OBJECTIVE — Omit all pictures, then retype the data exactly as given.

* begin DATA SECTION *

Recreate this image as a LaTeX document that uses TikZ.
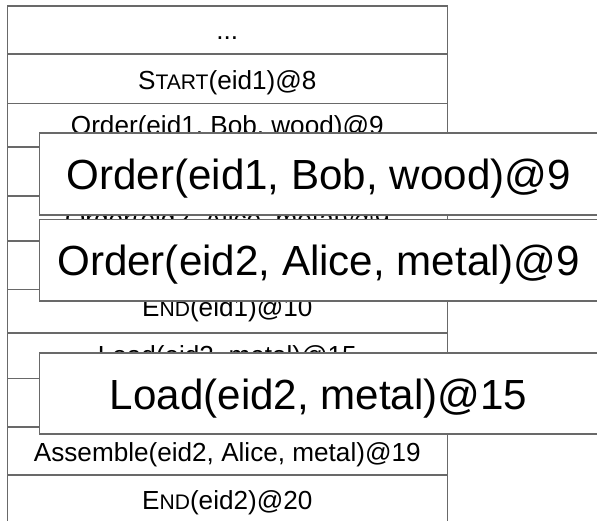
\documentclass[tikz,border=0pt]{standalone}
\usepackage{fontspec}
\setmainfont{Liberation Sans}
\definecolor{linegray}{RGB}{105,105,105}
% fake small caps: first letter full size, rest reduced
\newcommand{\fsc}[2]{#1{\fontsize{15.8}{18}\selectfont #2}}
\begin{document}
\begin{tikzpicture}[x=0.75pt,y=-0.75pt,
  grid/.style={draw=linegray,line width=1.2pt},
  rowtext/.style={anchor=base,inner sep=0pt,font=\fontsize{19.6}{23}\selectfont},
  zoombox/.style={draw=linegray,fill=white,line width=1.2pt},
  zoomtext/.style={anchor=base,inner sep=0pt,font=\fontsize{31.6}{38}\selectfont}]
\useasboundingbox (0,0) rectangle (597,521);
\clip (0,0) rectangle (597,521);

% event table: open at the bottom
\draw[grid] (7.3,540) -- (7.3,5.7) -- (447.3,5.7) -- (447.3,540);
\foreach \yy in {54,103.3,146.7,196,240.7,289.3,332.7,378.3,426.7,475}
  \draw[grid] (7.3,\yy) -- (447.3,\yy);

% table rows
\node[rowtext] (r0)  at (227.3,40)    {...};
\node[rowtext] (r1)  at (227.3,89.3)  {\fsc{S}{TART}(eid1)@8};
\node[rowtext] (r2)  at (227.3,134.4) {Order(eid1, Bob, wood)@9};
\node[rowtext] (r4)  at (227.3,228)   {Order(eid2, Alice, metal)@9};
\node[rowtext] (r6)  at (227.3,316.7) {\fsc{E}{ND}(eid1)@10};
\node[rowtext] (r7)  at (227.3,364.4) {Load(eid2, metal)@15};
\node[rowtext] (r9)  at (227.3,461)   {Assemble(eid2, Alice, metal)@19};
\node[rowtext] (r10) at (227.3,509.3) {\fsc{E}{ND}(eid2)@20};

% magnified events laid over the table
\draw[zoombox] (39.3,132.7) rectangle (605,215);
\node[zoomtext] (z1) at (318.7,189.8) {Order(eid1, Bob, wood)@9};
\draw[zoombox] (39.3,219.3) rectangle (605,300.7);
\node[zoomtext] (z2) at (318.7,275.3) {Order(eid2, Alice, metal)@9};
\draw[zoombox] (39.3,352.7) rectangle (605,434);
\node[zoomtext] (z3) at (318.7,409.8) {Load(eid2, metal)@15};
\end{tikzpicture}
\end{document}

* end DATA SECTION *

RESPONSE TO THIS TASK —
Recreate this image as a LaTeX document that uses TikZ.
\documentclass[tikz,border=0pt]{standalone}
\usepackage{fontspec}
\setmainfont{Liberation Sans}
\definecolor{linegray}{RGB}{105,105,105}
% fake small caps: first letter full size, rest reduced
\newcommand{\fsc}[2]{#1{\fontsize{15.8}{18}\selectfont #2}}
\begin{document}
\begin{tikzpicture}[x=0.75pt,y=-0.75pt,
  grid/.style={draw=linegray,line width=1.2pt},
  rowtext/.style={anchor=base,inner sep=0pt,font=\fontsize{19.6}{23}\selectfont},
  zoombox/.style={draw=linegray,fill=white,line width=1.2pt},
  zoomtext/.style={anchor=base,inner sep=0pt,font=\fontsize{31.6}{38}\selectfont}]
\useasboundingbox (0,0) rectangle (597,521);
\clip (0,0) rectangle (597,521);

% event table: open at the bottom
\draw[grid] (7.3,540) -- (7.3,5.7) -- (447.3,5.7) -- (447.3,540);
\foreach \yy in {54,103.3,146.7,196,240.7,289.3,332.7,378.3,426.7,475}
  \draw[grid] (7.3,\yy) -- (447.3,\yy);

% table rows
\node[rowtext] (r0)  at (227.3,40)    {...};
\node[rowtext] (r1)  at (227.3,89.3)  {\fsc{S}{TART}(eid1)@8};
\node[rowtext] (r2)  at (227.3,134.4) {Order(eid1, Bob, wood)@9};
\node[rowtext] (r4)  at (227.3,228)   {Order(eid2, Alice, metal)@9};
\node[rowtext] (r6)  at (227.3,316.7) {\fsc{E}{ND}(eid1)@10};
\node[rowtext] (r7)  at (227.3,364.4) {Load(eid2, metal)@15};
\node[rowtext] (r9)  at (227.3,461)   {Assemble(eid2, Alice, metal)@19};
\node[rowtext] (r10) at (227.3,509.3) {\fsc{E}{ND}(eid2)@20};

% magnified events laid over the table
\draw[zoombox] (39.3,132.7) rectangle (605,215);
\node[zoomtext] (z1) at (318.7,189.8) {Order(eid1, Bob, wood)@9};
\draw[zoombox] (39.3,219.3) rectangle (605,300.7);
\node[zoomtext] (z2) at (318.7,275.3) {Order(eid2, Alice, metal)@9};
\draw[zoombox] (39.3,352.7) rectangle (605,434);
\node[zoomtext] (z3) at (318.7,409.8) {Load(eid2, metal)@15};
\end{tikzpicture}
\end{document}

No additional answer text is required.